* [Provided material]
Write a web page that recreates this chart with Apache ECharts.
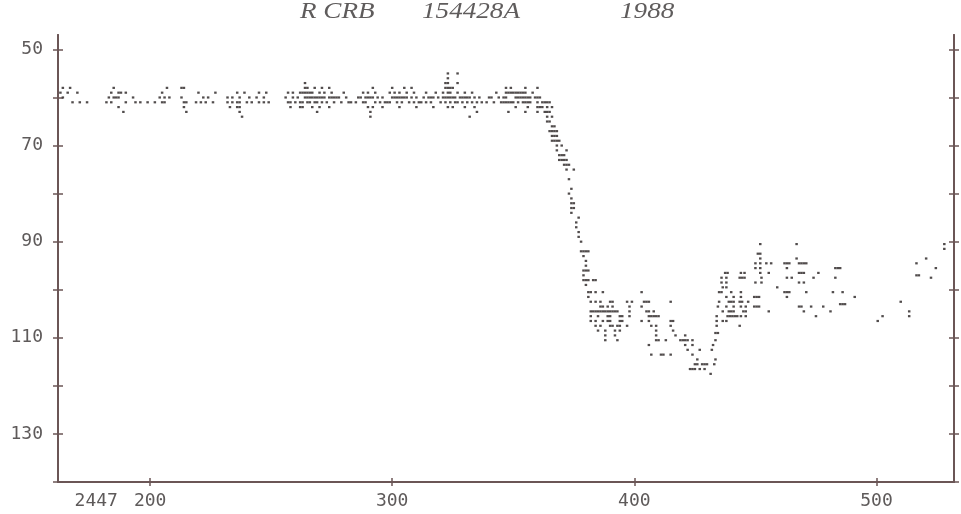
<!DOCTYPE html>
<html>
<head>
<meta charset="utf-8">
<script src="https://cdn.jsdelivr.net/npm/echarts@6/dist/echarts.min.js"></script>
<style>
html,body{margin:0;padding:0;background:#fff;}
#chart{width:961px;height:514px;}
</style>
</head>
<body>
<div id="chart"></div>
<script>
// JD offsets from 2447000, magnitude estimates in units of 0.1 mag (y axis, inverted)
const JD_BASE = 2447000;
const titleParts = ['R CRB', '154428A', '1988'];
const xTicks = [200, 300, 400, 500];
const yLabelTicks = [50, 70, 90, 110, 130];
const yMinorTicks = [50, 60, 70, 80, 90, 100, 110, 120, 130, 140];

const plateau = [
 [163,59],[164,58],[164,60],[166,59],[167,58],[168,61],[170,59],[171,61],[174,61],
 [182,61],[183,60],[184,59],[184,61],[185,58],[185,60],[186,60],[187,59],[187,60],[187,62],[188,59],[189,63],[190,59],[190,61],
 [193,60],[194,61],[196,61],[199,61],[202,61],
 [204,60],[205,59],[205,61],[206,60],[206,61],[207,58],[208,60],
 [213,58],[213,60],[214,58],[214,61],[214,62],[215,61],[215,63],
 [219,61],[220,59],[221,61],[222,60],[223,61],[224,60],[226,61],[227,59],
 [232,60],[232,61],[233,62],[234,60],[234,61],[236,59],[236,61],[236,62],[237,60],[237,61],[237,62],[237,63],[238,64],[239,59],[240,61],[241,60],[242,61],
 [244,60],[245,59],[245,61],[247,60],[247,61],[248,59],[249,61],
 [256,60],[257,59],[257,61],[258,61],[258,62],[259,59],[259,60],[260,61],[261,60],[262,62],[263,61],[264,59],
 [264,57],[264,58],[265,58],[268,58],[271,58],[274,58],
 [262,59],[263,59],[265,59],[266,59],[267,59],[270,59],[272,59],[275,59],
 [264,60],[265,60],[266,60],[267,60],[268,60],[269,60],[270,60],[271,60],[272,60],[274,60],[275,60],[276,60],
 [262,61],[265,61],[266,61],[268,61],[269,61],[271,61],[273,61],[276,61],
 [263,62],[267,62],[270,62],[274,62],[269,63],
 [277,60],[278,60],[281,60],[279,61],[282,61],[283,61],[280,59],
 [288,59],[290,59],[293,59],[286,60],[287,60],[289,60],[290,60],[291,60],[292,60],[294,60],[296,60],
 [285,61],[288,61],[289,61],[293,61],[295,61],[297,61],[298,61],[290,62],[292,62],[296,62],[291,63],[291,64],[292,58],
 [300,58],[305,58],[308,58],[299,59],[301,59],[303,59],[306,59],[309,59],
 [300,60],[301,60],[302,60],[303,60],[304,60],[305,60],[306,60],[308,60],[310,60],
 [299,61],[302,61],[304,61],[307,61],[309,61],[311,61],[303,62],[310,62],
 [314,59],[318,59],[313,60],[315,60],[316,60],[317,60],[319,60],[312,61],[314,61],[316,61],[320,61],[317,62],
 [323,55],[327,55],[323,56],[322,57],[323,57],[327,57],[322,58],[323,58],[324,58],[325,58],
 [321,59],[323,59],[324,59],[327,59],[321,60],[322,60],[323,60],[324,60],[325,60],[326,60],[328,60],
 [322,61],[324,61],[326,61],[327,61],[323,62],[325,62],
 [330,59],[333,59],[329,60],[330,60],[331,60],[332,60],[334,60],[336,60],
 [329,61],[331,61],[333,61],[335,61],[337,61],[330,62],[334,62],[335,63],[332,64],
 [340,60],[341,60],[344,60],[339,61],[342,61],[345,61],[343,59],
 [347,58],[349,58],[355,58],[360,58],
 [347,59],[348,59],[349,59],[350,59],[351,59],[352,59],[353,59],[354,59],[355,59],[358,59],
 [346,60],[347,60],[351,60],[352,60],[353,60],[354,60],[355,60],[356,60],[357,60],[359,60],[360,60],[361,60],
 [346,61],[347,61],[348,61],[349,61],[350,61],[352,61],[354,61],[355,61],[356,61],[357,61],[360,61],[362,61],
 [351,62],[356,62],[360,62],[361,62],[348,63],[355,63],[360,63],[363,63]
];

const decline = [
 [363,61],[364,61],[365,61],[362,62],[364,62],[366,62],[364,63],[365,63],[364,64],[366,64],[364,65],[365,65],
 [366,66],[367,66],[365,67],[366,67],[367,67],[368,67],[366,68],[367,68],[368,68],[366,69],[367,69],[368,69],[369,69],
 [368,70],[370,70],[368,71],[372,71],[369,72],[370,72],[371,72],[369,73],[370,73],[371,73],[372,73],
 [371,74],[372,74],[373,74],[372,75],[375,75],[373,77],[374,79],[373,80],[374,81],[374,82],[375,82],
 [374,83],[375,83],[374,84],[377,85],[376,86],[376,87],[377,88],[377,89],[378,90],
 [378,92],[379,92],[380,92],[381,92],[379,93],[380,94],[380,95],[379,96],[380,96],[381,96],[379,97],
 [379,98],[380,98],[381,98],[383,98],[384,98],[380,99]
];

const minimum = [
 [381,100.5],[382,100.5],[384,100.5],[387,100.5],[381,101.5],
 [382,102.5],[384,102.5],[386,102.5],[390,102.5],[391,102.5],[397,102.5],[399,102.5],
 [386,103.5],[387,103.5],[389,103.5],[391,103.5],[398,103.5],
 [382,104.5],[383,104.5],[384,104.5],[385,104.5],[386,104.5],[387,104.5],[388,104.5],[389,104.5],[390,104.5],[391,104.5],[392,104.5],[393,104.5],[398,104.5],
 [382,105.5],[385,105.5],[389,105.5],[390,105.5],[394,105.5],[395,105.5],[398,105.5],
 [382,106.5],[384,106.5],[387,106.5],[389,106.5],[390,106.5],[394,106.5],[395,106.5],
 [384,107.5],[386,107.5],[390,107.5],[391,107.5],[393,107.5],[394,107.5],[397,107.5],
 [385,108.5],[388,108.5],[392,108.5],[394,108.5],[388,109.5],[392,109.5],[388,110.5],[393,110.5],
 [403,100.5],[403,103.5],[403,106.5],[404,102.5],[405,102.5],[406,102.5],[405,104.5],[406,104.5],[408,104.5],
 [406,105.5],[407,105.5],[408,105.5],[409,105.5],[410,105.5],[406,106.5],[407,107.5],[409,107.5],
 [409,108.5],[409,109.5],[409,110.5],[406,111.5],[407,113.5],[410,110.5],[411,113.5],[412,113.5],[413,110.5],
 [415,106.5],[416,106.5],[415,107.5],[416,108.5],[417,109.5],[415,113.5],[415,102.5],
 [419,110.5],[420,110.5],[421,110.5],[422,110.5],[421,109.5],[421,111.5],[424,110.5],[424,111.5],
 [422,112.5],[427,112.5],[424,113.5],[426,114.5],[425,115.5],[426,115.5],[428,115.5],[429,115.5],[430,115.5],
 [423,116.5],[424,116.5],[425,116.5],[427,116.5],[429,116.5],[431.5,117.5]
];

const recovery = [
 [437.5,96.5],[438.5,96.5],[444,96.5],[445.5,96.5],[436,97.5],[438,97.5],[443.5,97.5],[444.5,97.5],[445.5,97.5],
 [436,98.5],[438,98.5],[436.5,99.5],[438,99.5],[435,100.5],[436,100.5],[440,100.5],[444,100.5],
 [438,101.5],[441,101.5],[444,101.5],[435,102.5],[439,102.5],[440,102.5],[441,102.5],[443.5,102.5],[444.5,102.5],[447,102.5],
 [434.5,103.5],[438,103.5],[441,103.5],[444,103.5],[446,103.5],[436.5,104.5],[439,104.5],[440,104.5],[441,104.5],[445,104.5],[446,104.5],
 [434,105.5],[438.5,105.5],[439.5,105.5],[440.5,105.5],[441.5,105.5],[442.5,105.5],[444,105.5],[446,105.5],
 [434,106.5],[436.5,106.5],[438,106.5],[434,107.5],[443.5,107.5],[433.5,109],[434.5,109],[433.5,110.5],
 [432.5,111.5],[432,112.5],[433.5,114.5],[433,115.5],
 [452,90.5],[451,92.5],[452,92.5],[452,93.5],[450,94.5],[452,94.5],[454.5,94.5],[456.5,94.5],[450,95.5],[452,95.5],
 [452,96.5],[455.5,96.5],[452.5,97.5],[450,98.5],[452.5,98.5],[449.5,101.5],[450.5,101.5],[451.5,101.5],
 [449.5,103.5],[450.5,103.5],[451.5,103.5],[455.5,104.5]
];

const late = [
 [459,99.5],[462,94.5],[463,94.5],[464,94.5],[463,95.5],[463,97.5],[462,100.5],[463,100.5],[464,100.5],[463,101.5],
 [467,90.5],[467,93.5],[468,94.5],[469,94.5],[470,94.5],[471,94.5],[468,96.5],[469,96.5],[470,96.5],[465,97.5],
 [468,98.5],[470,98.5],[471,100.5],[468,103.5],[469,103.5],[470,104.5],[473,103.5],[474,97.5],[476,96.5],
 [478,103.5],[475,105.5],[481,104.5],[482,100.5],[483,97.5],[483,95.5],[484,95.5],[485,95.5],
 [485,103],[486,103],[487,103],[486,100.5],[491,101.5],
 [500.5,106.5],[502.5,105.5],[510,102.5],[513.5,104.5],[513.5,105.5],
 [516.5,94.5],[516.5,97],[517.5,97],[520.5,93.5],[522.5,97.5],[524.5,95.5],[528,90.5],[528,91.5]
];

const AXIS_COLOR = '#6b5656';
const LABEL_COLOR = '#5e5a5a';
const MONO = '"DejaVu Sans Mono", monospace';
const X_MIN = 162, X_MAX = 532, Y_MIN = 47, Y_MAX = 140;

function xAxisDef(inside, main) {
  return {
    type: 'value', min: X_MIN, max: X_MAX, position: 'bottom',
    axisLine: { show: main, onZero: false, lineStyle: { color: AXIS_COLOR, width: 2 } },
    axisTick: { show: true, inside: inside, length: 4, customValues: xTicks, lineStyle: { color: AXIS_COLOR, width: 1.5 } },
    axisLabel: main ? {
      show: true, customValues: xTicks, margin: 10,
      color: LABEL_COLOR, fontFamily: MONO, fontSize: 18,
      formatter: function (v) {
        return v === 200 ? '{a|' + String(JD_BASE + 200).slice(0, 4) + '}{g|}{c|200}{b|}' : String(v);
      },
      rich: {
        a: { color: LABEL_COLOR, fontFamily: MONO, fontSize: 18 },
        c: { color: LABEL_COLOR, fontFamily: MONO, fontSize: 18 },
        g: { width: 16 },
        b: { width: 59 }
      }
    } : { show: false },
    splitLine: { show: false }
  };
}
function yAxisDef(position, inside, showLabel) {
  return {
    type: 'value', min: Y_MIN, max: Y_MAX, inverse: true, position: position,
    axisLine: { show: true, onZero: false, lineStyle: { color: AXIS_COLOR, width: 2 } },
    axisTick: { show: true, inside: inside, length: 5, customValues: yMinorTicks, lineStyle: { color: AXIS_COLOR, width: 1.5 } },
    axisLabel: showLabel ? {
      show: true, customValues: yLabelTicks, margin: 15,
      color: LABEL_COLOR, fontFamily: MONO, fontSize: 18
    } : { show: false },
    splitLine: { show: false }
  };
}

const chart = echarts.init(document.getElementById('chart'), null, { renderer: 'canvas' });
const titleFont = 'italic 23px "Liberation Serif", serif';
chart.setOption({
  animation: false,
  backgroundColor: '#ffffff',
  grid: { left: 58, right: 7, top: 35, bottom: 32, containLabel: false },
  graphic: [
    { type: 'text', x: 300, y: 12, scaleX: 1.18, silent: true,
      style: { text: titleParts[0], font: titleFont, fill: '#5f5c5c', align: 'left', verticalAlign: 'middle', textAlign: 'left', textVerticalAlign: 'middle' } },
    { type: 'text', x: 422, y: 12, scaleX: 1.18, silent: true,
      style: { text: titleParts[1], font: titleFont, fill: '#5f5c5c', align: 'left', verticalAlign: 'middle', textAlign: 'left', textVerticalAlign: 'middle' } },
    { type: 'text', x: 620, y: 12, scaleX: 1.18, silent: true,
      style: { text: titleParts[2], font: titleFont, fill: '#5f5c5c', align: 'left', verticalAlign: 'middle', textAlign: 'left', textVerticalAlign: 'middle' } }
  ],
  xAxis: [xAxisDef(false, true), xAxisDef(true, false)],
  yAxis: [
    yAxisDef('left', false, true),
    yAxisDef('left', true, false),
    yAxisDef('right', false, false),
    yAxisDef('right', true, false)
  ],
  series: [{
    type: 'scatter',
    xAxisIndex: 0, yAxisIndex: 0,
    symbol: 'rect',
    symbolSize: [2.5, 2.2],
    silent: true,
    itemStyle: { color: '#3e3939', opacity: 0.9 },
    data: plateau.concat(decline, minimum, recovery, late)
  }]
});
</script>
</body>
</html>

* [What to produce]
From the first line above through the line containing "120, 130, 140];", copy everything exactly, without the pictures.

* [Output for this exercise]
Write a web page that recreates this chart with Apache ECharts.
<!DOCTYPE html>
<html>
<head>
<meta charset="utf-8">
<script src="https://cdn.jsdelivr.net/npm/echarts@6/dist/echarts.min.js"></script>
<style>
html,body{margin:0;padding:0;background:#fff;}
#chart{width:961px;height:514px;}
</style>
</head>
<body>
<div id="chart"></div>
<script>
// JD offsets from 2447000, magnitude estimates in units of 0.1 mag (y axis, inverted)
const JD_BASE = 2447000;
const titleParts = ['R CRB', '154428A', '1988'];
const xTicks = [200, 300, 400, 500];
const yLabelTicks = [50, 70, 90, 110, 130];
const yMinorTicks = [50, 60, 70, 80, 90, 100, 110, 120, 130, 140];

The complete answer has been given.